• Exercise description:
Select every line holding the word "React" and copy it.

• Data provided:
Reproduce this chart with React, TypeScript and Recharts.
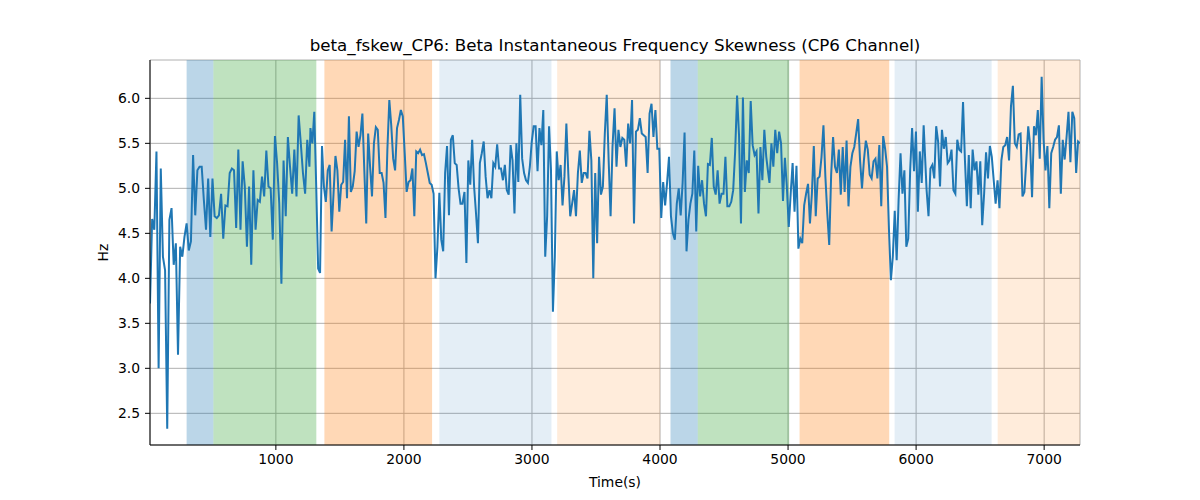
import React from "react";
import {
  LineChart,
  Line,
  XAxis,
  YAxis,
  CartesianGrid,
  ReferenceArea,
} from "recharts";

// Hz values, one array per stretch of the time axis
const seg1 = [
  3.72, 4.66, 4.54, 5.41, 3.0, 5.22, 4.24, 4.09, 2.33, 4.65,
  4.78, 4.15, 4.39, 3.15, 4.35, 4.24, 4.46, 4.61, 4.31, 4.41,
  5.37, 4.7, 5.2, 5.24, 5.24, 4.87, 4.54, 5.11, 4.46, 5.11,
  4.69, 4.67, 4.7, 4.94, 4.44, 4.81, 4.8, 5.17, 5.22, 5.2,
  4.56, 5.43, 4.54, 5.3, 5.02, 4.35, 5.02, 4.15, 5.2, 4.54,
  4.87, 4.85, 5.13, 4.91, 5.42, 5.02, 5.0, 4.43, 5.58, 5.28,
  4.83, 3.94, 5.31, 4.69, 5.57, 5.24, 4.94, 5.43, 4.91, 5.81,
  5.5, 5.17, 4.94, 5.54, 5.24,
];
const seg2 = [
  5.67, 5.5, 5.85, 5.02, 4.11, 4.06, 5.47, 5.02, 4.85, 5.2,
  5.26, 4.52, 4.94, 5.36, 5.2, 4.74, 5.04, 5.07, 5.54, 4.89,
  5.8, 4.96, 5.02, 5.19, 5.63, 5.46, 5.59, 5.83, 5.2, 4.61,
  5.61, 5.24, 4.91, 5.5, 5.68, 5.65, 5.17, 5.17, 5.06, 4.67,
  5.44, 5.98, 5.7, 5.33, 5.2, 5.67, 5.76, 5.87, 5.8, 5.39,
  4.96, 5.07, 5.09, 5.22, 4.69, 5.41, 5.39, 5.43, 5.37, 5.38,
  5.28, 5.17, 5.06, 5.04, 4.94, 4.0, 4.35, 4.95, 4.43, 4.3,
  5.17, 5.47, 4.7, 5.54, 5.59, 5.28, 5.26, 5.0, 4.83, 4.83,
];
const seg3 = [
  4.96, 4.17, 5.31, 5.04, 5.54, 5.02, 4.72, 4.39, 5.28, 5.39,
  5.52, 5.13, 4.89, 4.98, 4.89, 5.28, 5.24, 5.49, 5.22, 5.22,
  5.09, 5.26, 4.98, 4.93, 5.48, 5.31, 4.72, 5.5, 5.07, 6.04,
  5.33, 5.17, 5.09, 5.06, 5.24, 5.52, 5.69, 5.69, 5.19, 5.67,
  5.48, 5.87, 4.24, 4.69, 5.69, 5.2, 3.63, 4.24, 5.41, 5.09,
  5.26, 4.81, 5.13, 5.72, 5.17, 4.69, 4.83, 4.98, 4.69, 5.17,
  5.42, 5.06, 5.17, 5.17, 5.11, 5.64, 5.31, 4.0, 5.17, 4.39,
  5.35, 4.93, 5.02, 5.61, 6.04, 5.31, 4.69, 5.46,
];
const seg4 = [
  5.89, 5.24, 5.65, 5.46, 5.56, 5.54, 5.24, 5.72, 5.5, 5.98,
  4.61, 5.63, 5.65, 5.78, 5.61, 5.59, 5.57, 5.17, 5.83, 5.94,
  5.57, 5.87, 5.44, 5.44, 4.67, 5.07, 4.81, 5.06, 5.35, 4.69,
  4.5, 4.43, 4.83, 5.0, 4.7, 5.06, 5.62, 4.3, 4.65, 4.83,
  4.94, 5.42, 4.52, 5.25, 4.91, 5.09, 4.83, 4.69, 5.27, 5.26,
  5.56, 5.02, 4.93, 5.2, 4.83, 4.94, 4.94, 5.35, 4.8, 4.8,
  4.85, 4.98, 5.41, 6.03, 5.59, 4.61, 6.01, 4.96, 5.31, 5.17,
  5.97, 5.48, 5.37, 5.41, 4.72, 5.46, 5.09, 5.65, 5.35, 5.17,
];
const seg5 = [
  5.06, 5.5, 5.24, 5.65, 5.39, 5.63, 5.5, 4.86, 5.34, 5.02,
  4.57, 4.94, 5.28, 4.74, 5.25, 4.33, 4.44, 4.39, 4.81, 4.94,
  5.05, 4.61, 4.94, 5.47, 4.69, 5.11, 5.13, 5.35, 5.7, 5.13,
  4.72, 4.37, 5.15, 5.57, 5.24, 5.17, 5.43, 4.93, 5.46, 4.96,
  5.53, 4.8, 5.24, 5.39, 5.46, 5.61, 5.77, 5.31, 5.0, 5.31,
  5.53, 5.43, 5.15, 5.11, 5.3, 5.33, 5.11, 5.48, 4.8, 5.58,
  5.44, 5.24, 4.54, 3.98, 4.24, 4.75, 4.2, 4.87, 5.39, 4.94,
  5.2, 4.35, 4.44, 5.2, 5.67, 5.19, 5.63, 4.74, 5.41, 5.06,
  5.7,
];
const seg6 = [
  4.98, 4.69, 5.22, 5.26, 5.11, 5.69, 5.52, 5.02, 5.65, 5.44,
  5.57, 5.28, 5.31, 5.43, 4.98, 4.94, 5.54, 5.43, 5.41, 5.96,
  5.31, 4.8, 5.37, 4.78, 5.43, 5.2, 5.3, 4.93, 5.3, 4.59,
  4.94, 5.4, 5.11, 5.47, 5.35, 5.09, 4.83, 5.09, 4.78, 5.31,
  5.46, 5.48, 5.57, 5.31, 5.91, 6.14, 5.5, 5.46, 5.6, 5.61,
  4.91, 4.96, 5.31, 5.69, 5.48, 4.9, 5.69, 5.59, 5.87, 5.33,
  6.24, 5.54, 5.2, 5.47, 4.78, 5.39, 5.46, 5.54, 5.57, 5.7,
  4.94, 5.54, 5.32, 5.57, 5.85, 5.29, 5.85, 5.78, 5.17, 5.52,
  5.5,
];

const segments = [seg1, seg2, seg3, seg4, seg5, seg6];
// first and last time (s) of each stretch
const segStart = [17, 1270, 2473, 3645, 4855, 6082];
const segEnd = [1262, 2457, 3629, 4845, 6059, 7280];

// shaded spans: [from, to, colour, opacity]
const spanFrom = [303, 512, 1379, 2277, 3197, 4082, 4295, 5090, 5832, 6637];
const spanTo = [512, 1316, 2220, 3152, 4001, 4295, 5009, 5790, 6590, 7280];
const spanColor = [
  "#1f77b4", "#2ca02c", "#ff7f0e", "#1f77b4", "#ff7f0e",
  "#1f77b4", "#2ca02c", "#ff7f0e", "#1f77b4", "#ff7f0e",
];
const spanAlpha = [0.3, 0.3, 0.3, 0.12, 0.15, 0.3, 0.3, 0.3, 0.12, 0.15];

const xTicks = [1000, 2000, 3000, 4000, 5000, 6000, 7000];
const yTicks = [2.5, 3.0, 3.5, 4.0, 4.5, 5.0, 5.5, 6.0];

const data: { t: number; hz: number }[] = [];
segments.forEach((vals, s) => {
  const step = (segEnd[s] - segStart[s]) / (vals.length - 1);
  vals.forEach((v, i) => data.push({ t: segStart[s] + i * step, hz: v }));
});

const font = "'DejaVu Sans', sans-serif";
const tickStyle = { fontSize: 13.9, fontFamily: font, fill: "#000" };

export default function App() {
  return (
    <div style={{ position: "absolute", left: 0, top: 0, width: 1200, height: 500, background: "#fff" }}>
      <div
        style={{
          position: "absolute",
          left: 150,
          width: 930,
          top: 35,
          textAlign: "center",
          fontFamily: font,
          fontSize: 16.7,
          lineHeight: "20px",
          color: "#000",
        }}
      >
        beta_fskew_CP6: Beta Instantaneous Frequency Skewness (CP6 Channel)
      </div>
      <LineChart width={1200} height={500} data={data} margin={{ top: 60, right: 120, left: 90, bottom: 5 }}>
        {spanFrom.map((x1, i) => (
          <ReferenceArea
            key={i}
            x1={x1}
            x2={spanTo[i]}
            fill={spanColor[i]}
            fillOpacity={spanAlpha[i]}
            stroke="none"
            ifOverflow="hidden"
          />
        ))}
        <CartesianGrid stroke="#b0b0b0" strokeWidth={1} ticks={undefined} />
        <XAxis
          dataKey="t"
          type="number"
          domain={[17, 7280]}
          ticks={xTicks}
          allowDataOverflow
          height={50}
          tick={tickStyle}
          tickSize={5}
          tickMargin={4}
          stroke="#000"
          label={{ value: "Time(s)", position: "insideBottom", offset: 8, style: { fontSize: 13.9, fontFamily: font, fill: "#000" } }}
        />
        <XAxis xAxisId="top" orientation="top" dataKey="t" type="number" domain={[17, 7280]} height={0} tick={false} tickLine={false} stroke="#000" />
        <YAxis
          type="number"
          domain={[2.148, 6.426]}
          ticks={yTicks}
          allowDataOverflow
          width={60}
          tick={tickStyle}
          tickSize={5}
          tickMargin={5}
          tickFormatter={(v: number) => v.toFixed(1)}
          stroke="#000"
          label={{
            value: "Hz",
            angle: -90,
            position: "insideLeft",
            offset: 13,
            style: { fontSize: 13.9, fontFamily: font, fill: "#000", textAnchor: "middle" },
          }}
        />
        <YAxis yAxisId="right" orientation="right" domain={[2.148, 6.426]} width={0} tick={false} tickLine={false} stroke="#000" />
        <Line
          type="linear"
          dataKey="hz"
          stroke="#1f77b4"
          strokeWidth={2}
          dot={false}
          isAnimationActive={false}
        />
      </LineChart>
    </div>
  );
}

• Problem solution:
Reproduce this chart with React, TypeScript and Recharts.
import React from "react";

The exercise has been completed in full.